EMR certification program to undergo significant changes
Though the process has not been entirely without its own struggles, the health care industry has adopted electronic medical record technology to a significant degree. Physicians have leveraged the systems to analyze large amounts of patient health information and improve overall quality of care. There continue to be criticisms of the technology as meaningful use progresses, but the industry is trending toward complete adoption of EMR systems.
However, according to a recent proposal by the workgroup for certification within the Health Information Technology Policy Committee, the process by which the Centers for Medicare and Medicaid Services verifies which software products are valid according to meaningful use will undergo a massive change. This issue of vendor certification has been expected to be a problem for EMR adoption for months, and now those predictions seem like a reality.
Problems facing vendors
The challenges that physicians and other health care professionals have overcome through the implementation of EMR systems have been numerous and varied. Massive testing and rollout protocols have helped those of the industry to prepare themselves for the ever-changing system of health IT regulation, but vendors have not been that adaptive.
Health Data Management reported that the Health IT Policy Committee issued the release of a proposal that would overhaul the certification system the CMS would apply to EMR systems in the future.
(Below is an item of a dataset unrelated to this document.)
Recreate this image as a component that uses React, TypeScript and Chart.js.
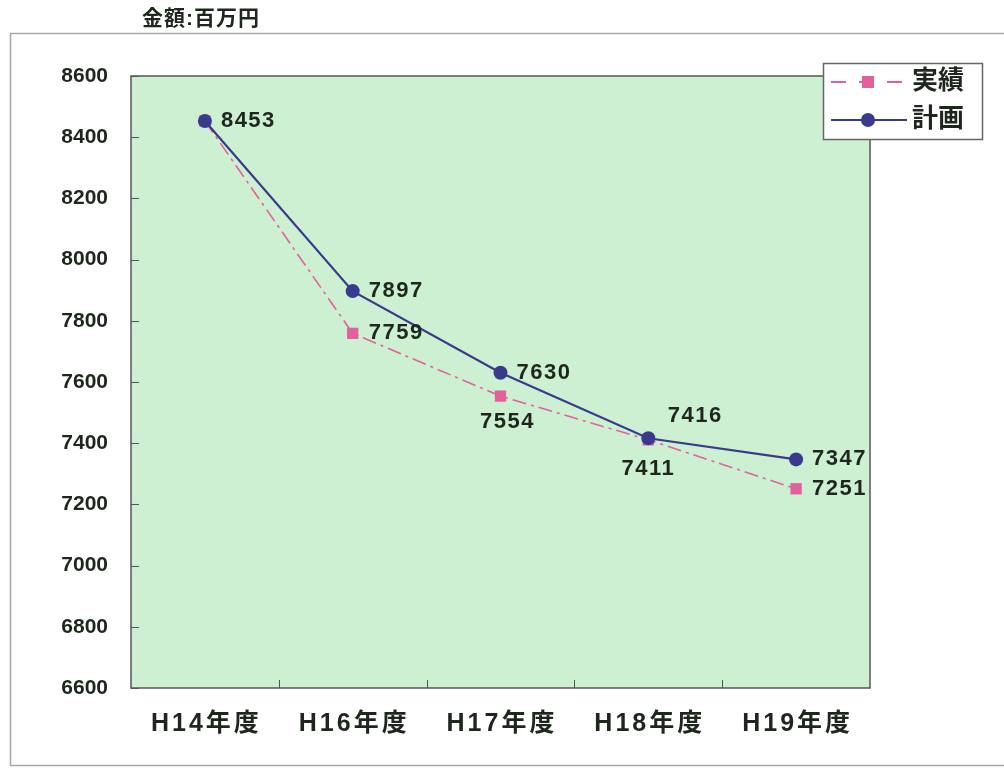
import React, { useEffect, useRef } from "react";
import { Chart, registerables } from "chart.js";

Chart.register(...registerables);

const categories = ["H14年度", "H16年度", "H17年度", "H18年度", "H19年度"];
const planValues = [8453, 7897, 7630, 7416, 7347];
const actualValues = [8453, 7759, 7554, 7411, 7251];
const planLabel = "計画";
const actualLabel = "実績";
const unitLabel = "金額:百万円";
const yMin = 6600;
const yMax = 8600;
const yStep = 200;
// label placement for the value texts (null = no label)
const planLabelPos = ["right", "right", "right", "aboveRight", "right"];
const actualLabelPos = [null, "right", "below", "belowLeft", "right"];

const GREEN = "#cdf0d2";
const NAVY = "#3a3a8c";
const PINK = "#e2609c";
const TEXT = "#1e261e";
const FONT = "'Liberation Sans', 'Noto Sans CJK JP', sans-serif";

export default function App() {
  const ref = useRef<HTMLCanvasElement>(null);
  useEffect(() => {
    const canvas = ref.current!;
    const decor = {
      id: "decor",
      beforeDraw(chart: any) {
        const { ctx, chartArea: a } = chart;
        ctx.save();
        ctx.fillStyle = "#ffffff";
        ctx.fillRect(0, 0, chart.width, chart.height);
        ctx.strokeStyle = "#a8a8a8";
        ctx.lineWidth = 1.5;
        ctx.strokeRect(10.5, 33.5, 1010, 732);
        ctx.fillStyle = GREEN;
        ctx.fillRect(a.left, a.top, a.right - a.left, a.bottom - a.top);
        ctx.fillStyle = TEXT;
        ctx.font = `bold 21px ${FONT}`;
        (ctx as any).letterSpacing = "1px";
        ctx.textBaseline = "middle";
        ctx.textAlign = "left";
        ctx.fillText(unitLabel, 142, 19);
        ctx.restore();
      },
      beforeDatasetsDraw(chart: any) {
        const { ctx, chartArea: a, scales } = chart;
        ctx.save();
        ctx.strokeStyle = "#555";
        ctx.lineWidth = 1.5;
        ctx.strokeRect(a.left, a.top, a.right - a.left, a.bottom - a.top);
        ctx.lineWidth = 1;
        const y = scales.y;
        y.ticks.forEach((t: any) => {
          const py = Math.round(y.getPixelForValue(t.value)) + 0.5;
          ctx.beginPath();
          ctx.moveTo(a.left, py);
          ctx.lineTo(a.left + 8, py);
          ctx.stroke();
        });
        const x = scales.x;
        for (let i = 1; i < categories.length; i++) {
          const px = Math.round((x.getPixelForValue(i - 1) + x.getPixelForValue(i)) / 2) + 0.5;
          ctx.beginPath();
          ctx.moveTo(px, a.bottom);
          ctx.lineTo(px, a.bottom - 8);
          ctx.stroke();
        }
        // category labels (with letter spacing)
        ctx.fillStyle = TEXT;
        ctx.font = `bold 25px ${FONT}`;
        (ctx as any).letterSpacing = "3px";
        ctx.textAlign = "center";
        ctx.textBaseline = "middle";
        categories.forEach((c, i) => {
          ctx.fillText(c, x.getPixelForValue(i) + 1.5, a.bottom + 36);
        });
        ctx.restore();
      },
      afterDatasetsDraw(chart: any) {
        const { ctx } = chart;
        ctx.save();
        ctx.fillStyle = TEXT;
        ctx.font = `bold 22px ${FONT}`;
        ctx.textBaseline = "middle";
        (ctx as any).letterSpacing = "1.5px";
        const drawLabels = (dsIndex: number, vals: number[], pos: (string | null)[]) => {
          const meta = chart.getDatasetMeta(dsIndex);
          meta.data.forEach((pt: any, i: number) => {
            const p = pos[i];
            if (!p) return;
            const s = String(vals[i]);
            if (p === "right") {
              ctx.textAlign = "left";
              ctx.fillText(s, pt.x + 16, pt.y);
            } else if (p === "below") {
              ctx.textAlign = "center";
              ctx.fillText(s, pt.x + 7, pt.y + 26);
            } else if (p === "belowLeft") {
              ctx.textAlign = "center";
              ctx.fillText(s, pt.x, pt.y + 29);
            } else if (p === "aboveRight") {
              ctx.textAlign = "center";
              ctx.fillText(s, pt.x + 47, pt.y - 22);
            }
          });
        };
        drawLabels(0, planValues, planLabelPos);
        drawLabels(1, actualValues, actualLabelPos);

        // legend
        const lx = 823, ly = 63, lw = 159, lh = 76;
        (ctx as any).letterSpacing = "0px";
        ctx.fillStyle = "#ffffff";
        ctx.fillRect(lx, ly, lw, lh);
        ctx.strokeStyle = "#666";
        ctx.lineWidth = 1.5;
        ctx.strokeRect(lx + 0.5, ly + 0.5, lw, lh);
        const rows = [
          { label: actualLabel, color: PINK, dash: [15, 13], y: ly + 19, square: true },
          { label: planLabel, color: NAVY, dash: [], y: ly + 57, square: false },
        ];
        rows.forEach((r) => {
          ctx.save();
          ctx.strokeStyle = r.color;
          ctx.lineWidth = r.square ? 1.8 : 2.2;
          ctx.setLineDash(r.dash);
          ctx.beginPath();
          ctx.moveTo(lx + 8, r.y);
          ctx.lineTo(lx + 84, r.y);
          ctx.stroke();
          ctx.restore();
          ctx.fillStyle = r.color;
          if (r.square) {
            ctx.fillRect(lx + 39, r.y - 6, 12, 12);
          } else {
            ctx.beginPath();
            ctx.arc(lx + 45, r.y, 7, 0, Math.PI * 2);
            ctx.fill();
          }
          ctx.fillStyle = TEXT;
          ctx.font = `bold 26px ${FONT}`;
          ctx.textAlign = "left";
          ctx.textBaseline = "middle";
          ctx.fillText(r.label, lx + 89, r.y);
        });
        ctx.restore();
      },
    };

    const chart = new Chart(canvas, {
      type: "line",
      data: {
        labels: categories,
        datasets: [
          {
            label: planLabel,
            data: planValues,
            borderColor: NAVY,
            backgroundColor: NAVY,
            borderWidth: 2.2,
            pointStyle: "circle",
            pointRadius: 7,
            pointBorderWidth: 0,
            tension: 0,
            order: 0,
          },
          {
            label: actualLabel,
            data: actualValues,
            borderColor: PINK,
            backgroundColor: PINK,
            borderWidth: 1.6,
            borderDash: [14, 5, 3, 5],
            pointStyle: "rect",
            pointRadius: 8,
            pointBorderWidth: 0,
            tension: 0,
            order: 1,
          },
        ],
      },
      options: {
        animation: false,
        responsive: false,
        maintainAspectRatio: false,
        layout: { padding: { top: 76, right: 134, bottom: 0, left: 0 } },
        plugins: { legend: { display: false }, tooltip: { enabled: false }, title: { display: false } },
        scales: {
          x: {
            type: "category",
            offset: true,
            grid: { display: false, drawTicks: false },
            border: { display: false },
            ticks: { display: false },
            afterFit: (s: any) => {
              s.height = 83;
            },
          },
          y: {
            min: yMin,
            max: yMax,
            grid: { display: false, drawTicks: false },
            border: { display: false },
            ticks: {
              stepSize: yStep,
              color: TEXT,
              padding: 23,
              font: { family: FONT, size: 21, weight: "bold" },
              callback: (v: any) => String(v),
            },
            afterFit: (s: any) => {
              s.width = 131;
            },
          },
        },
      },
      plugins: [decor],
    });
    return () => chart.destroy();
  }, []);
  return (
    <div style={{ position: "absolute", left: 0, top: 0, width: 1004, height: 771 }}>
      <canvas ref={ref} width={1004} height={771} style={{ display: "block" }} />
    </div>
  );
}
Paul Tang, vice-chair of the Certification Hearing Workgroup, said in a hearing for the committee, that the changes would be aimed at creating a new functional system of software that is "more streamlined, more coordinated, and more timely process, as well as have ongoing feedback so that it can be continuously improved - at least in the regulatory environment."
Tang explained that the burden placed upon physicians to ensure verification of their EMR systems was too high. Though vendors should ostensibly take responsibility for acquiring such certification, delays and deadlines forced physicians and other health care professionals to seek it themselves.
Other voices chiming in
Though Tang believed the changes would help physicians, the College of Healthcare Information Management Executives voiced contrary opinions.
"It does not provide assurance of interoperability," Jeff Smith, director of public policy for the CHIME, said in a statement. "It does not pretend better usability or quality. And, may I be so bold as to suggest, it says very little of security. It is a requirement of meaningful use."